今回の報告の中ではこのほかに、Kickstarterキャンペーンにて達成したストレッチゴールについて、その開発状況も伝えている。『シェンムー3』は、PS4/PC向けに11月19日発売予定だ。

【UPDATE 2019/7/3 10:50】

Epic GamesのCEO Tim Sweeney氏は7月3日、『シェンムー3』のPC版がEpic Gamesストアの時限独占販売になることが確定し、Kickstarterキャンペーンの出資者への返金対応などが発表されたことにコメントした。同氏よると、希望者への返金にかかるコストはEpic Gamesが全額負担するとのこと。つまり、本作を手がけるYs Netには負担はなく、『シェンムー3』の開発に影響を与えることはないという考えを示している。

また本作と同様に、ほかのPCゲームストア向けのダウンロードキーの提供をクラウドファンディング時に提示して出資を受け付けながら、のちにEpic Gamesストア独占販売に変更するタイトルが将来現れた場合についてもコメント。Epic Gamesは、そのストアと協力して事前にキーを確保するか、今回のように返金にかかるコストの負担を保証するとのこと。

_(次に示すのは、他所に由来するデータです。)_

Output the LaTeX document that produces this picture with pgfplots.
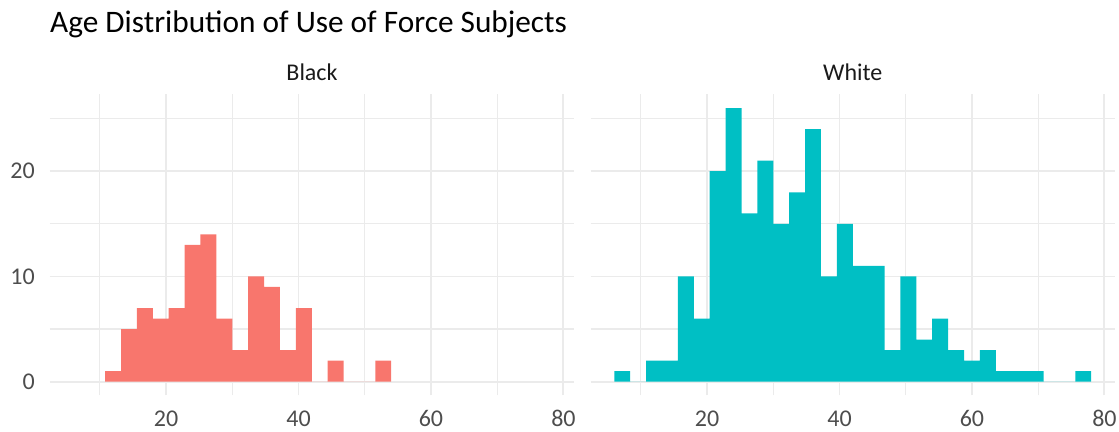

Tim Sweeney氏は先日、ストア側がゲームの売り上げの3割を持っていく業界標準の収益配分を根本から変えるには、独占タイトルを持つしか方法はないとコメント。Epic Gamesストアよりも多くの機能を持つストアは数あれど、いずれもSteamの規模の5%にも及んでいないことが、独占タイトル戦略を取るに至ったのだという。同氏の今回の発言は、開発元や消費者に配慮しながら、今後もEpic Gamesストア向けに独占タイトルを確保していく姿勢を示した形だ。